Let $T>1$ and $W$ be a Banach space. Assume $X:= [0,T]\to W$ is a path. For $[s,t]\subset[0,T]$, let $\| X\|_{\alpha,[s,t]}:=$$\sup_{s\le u<v\leq t} \frac{|X_v-X_u|}{|v-u|^\alpha}$ be the well-known $\alpha$-Hölder seminorm. In "A Course on Rough Paths" (Friz and Hairer, 2013), the authors write:
As a consequence of Young's inequality [You36], one has the bound
$$ \left|\int_0^1\left(Y_r-Y_0\right) d X_r\right| \left(= \left|\int_0^1 Y_r\: d X_r - Y_0 X_{0,1}\right|\:\right)\leq C\|Y\|_{\beta ;[0,1]}\|X\|_{\alpha ;[0,1]}, $$ with $C$ depending on $\alpha+\beta>1$. Given paths $X, Y$ defined on $[s, t]$ rather than $[0,1]$ it is an easy consequence of the scaling properties of Hölder seminorms, that $$ \left|\int_s^t Y_r d X_r-Y_s X_{s, t}\right| \leq C\|Y\|_\beta\|X\|_\alpha|t-s|^{\alpha+\beta} $$
It seems that the scaling property of Hölder seminorms that the authors use should be such that ($\forall s,t\in[0,T]$ with $s\le t$):
$$ \| X\|_{\alpha,[0,1]}\le \| X\|_{\alpha,[s,t]}|t-s|^\alpha . $$
I fail to see how this is true.
NOTE: I understand how to derive the second inequality for $[s,t]$ rather than $[0,1]$ from "first principles"; however, I struggle to see how it is an easy consequence of the other inequality through a "scaling property".

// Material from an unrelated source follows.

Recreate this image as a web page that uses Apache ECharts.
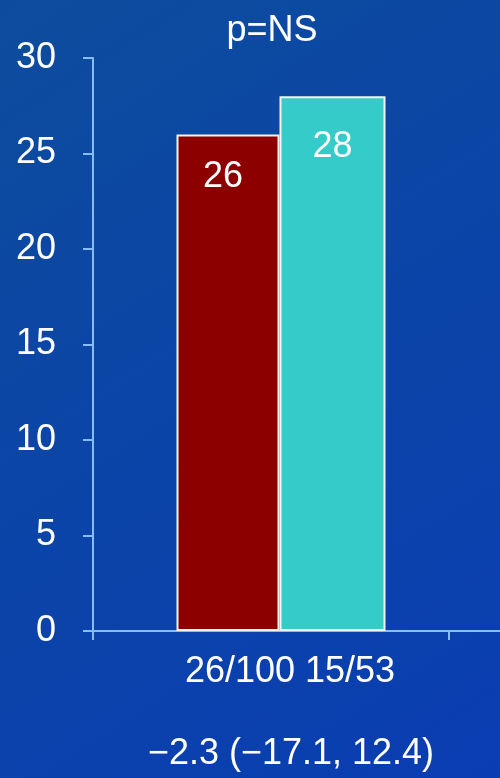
<!DOCTYPE html>
<html>
<head>
<meta charset="utf-8">
<script src="https://cdn.jsdelivr.net/npm/echarts@6/dist/echarts.min.js"></script>
<style>
  html, body { margin: 0; padding: 0; }
  #chart { width: 500px; height: 778px; }
</style>
</head>
<body>
<div id="chart"></div>
<script>
// Event rates (%) for the two groups
const categories = ['26/100 15/53'];
const groupA = [26];
const groupB = [28];
const yTicks = { min: 0, max: 30, step: 5 };
const pText = 'p=NS';
const diffText = '\u22122.3 (\u221217.1, 12.4)';

const FONT = 'Liberation Sans, Arial, sans-serif';
const FS = 36;
const AXIS_COLOR = '#86bdf2';

const chart = echarts.init(document.getElementById('chart'));

chart.setOption({
  backgroundColor: {
    type: 'linear', x: 0, y: 0, x2: 1, y2: 1,
    colorStops: [
      { offset: 0, color: '#0d4c9d' },
      { offset: 1, color: '#0a3db2' }
    ]
  },
  animation: false,
  textStyle: { fontFamily: FONT },
  grid: { left: 93, right: 51, top: 58, bottom: 147 },
  xAxis: {
    type: 'category',
    data: categories,
    axisLine: { show: true, lineStyle: { color: AXIS_COLOR, width: 2 } },
    axisTick: { show: true, length: 9, lineStyle: { color: AXIS_COLOR, width: 2 } },
    axisLabel: {
      color: '#ffffff', fontSize: FS, fontFamily: FONT,
      margin: 23, padding: [0, 0, 0, 38]
    }
  },
  yAxis: {
    type: 'value',
    min: yTicks.min, max: yTicks.max, interval: yTicks.step,
    splitLine: { show: false },
    axisLine: { show: true, lineStyle: { color: AXIS_COLOR, width: 2 } },
    axisTick: { show: true, length: 10, lineStyle: { color: AXIS_COLOR, width: 2 } },
    axisLabel: { color: '#ffffff', fontSize: FS, fontFamily: FONT, margin: 37 }
  },
  series: [
    {
      name: 'spacer', type: 'bar', barWidth: 20, barGap: 0,
      data: [null], silent: true,
      itemStyle: { color: 'transparent' }
    },
    {
      name: 'A', type: 'bar', barWidth: 103, barGap: 0,
      data: groupA,
      itemStyle: { color: '#8c0000', borderColor: '#f4f4f4', borderWidth: 2 },
      label: {
        show: true, position: 'insideTop', distance: 25,
        color: '#ffffff', fontSize: FS, fontFamily: FONT, offset: [-5, 0]
      }
    },
    {
      name: 'B', type: 'bar', barWidth: 106, barGap: 0,
      data: groupB,
      itemStyle: { color: '#34cbc8', borderColor: '#f4f4f4', borderWidth: 2 },
      label: {
        show: true, position: 'insideTop', distance: 33,
        color: '#ffffff', fontSize: FS, fontFamily: FONT
      }
    }
  ],
  graphic: [
    {
      type: 'text', x: 272, y: 31,
      style: {
        text: pText, fill: '#ffffff', font: FS + 'px ' + FONT,
        textAlign: 'center', textVerticalAlign: 'middle'
      }
    },
    {
      type: 'text', x: 291, y: 754,
      style: {
        text: diffText, fill: '#ffffff', font: FS + 'px ' + FONT,
        textAlign: 'center', textVerticalAlign: 'middle'
      }
    },
    {
      // continuation of the baseline past the last tick
      type: 'line', shape: { x1: 449, y1: 631, x2: 500, y2: 631 },
      style: { stroke: AXIS_COLOR, lineWidth: 2 }
    }
  ]
});
</script>
</body>
</html>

Let $X$ be defined on $[0,1]$ by $X=X'\circ\varphi$ with $X'$ defined on $[s,t]$ and $\varphi:[0,1]\to[s,t],\;x\mapsto s+(t-s)x$. Then, $\varphi$ is increasing and onto, hence $$\begin{align}\|X'\|_{\alpha,[s,t]}&=\sup_{s\le u<v\le t}\frac{|X'_v-X'_u|}{|v-u|^\alpha}\\&=\sup_{0\le x<y\le 1}\frac{|X'_{\varphi(y)}-X'_{\varphi(x)}|}{|\varphi(y)-\varphi(x)|^\alpha}\\&=\sup_{0\le x<y\le 1}\frac{|X_y-X_x|}{|(t-s)(y-x)|^\alpha}\\&=\frac1{|t-s|^\alpha}\|X\|_{\alpha,[0,1]}.\end{align}$$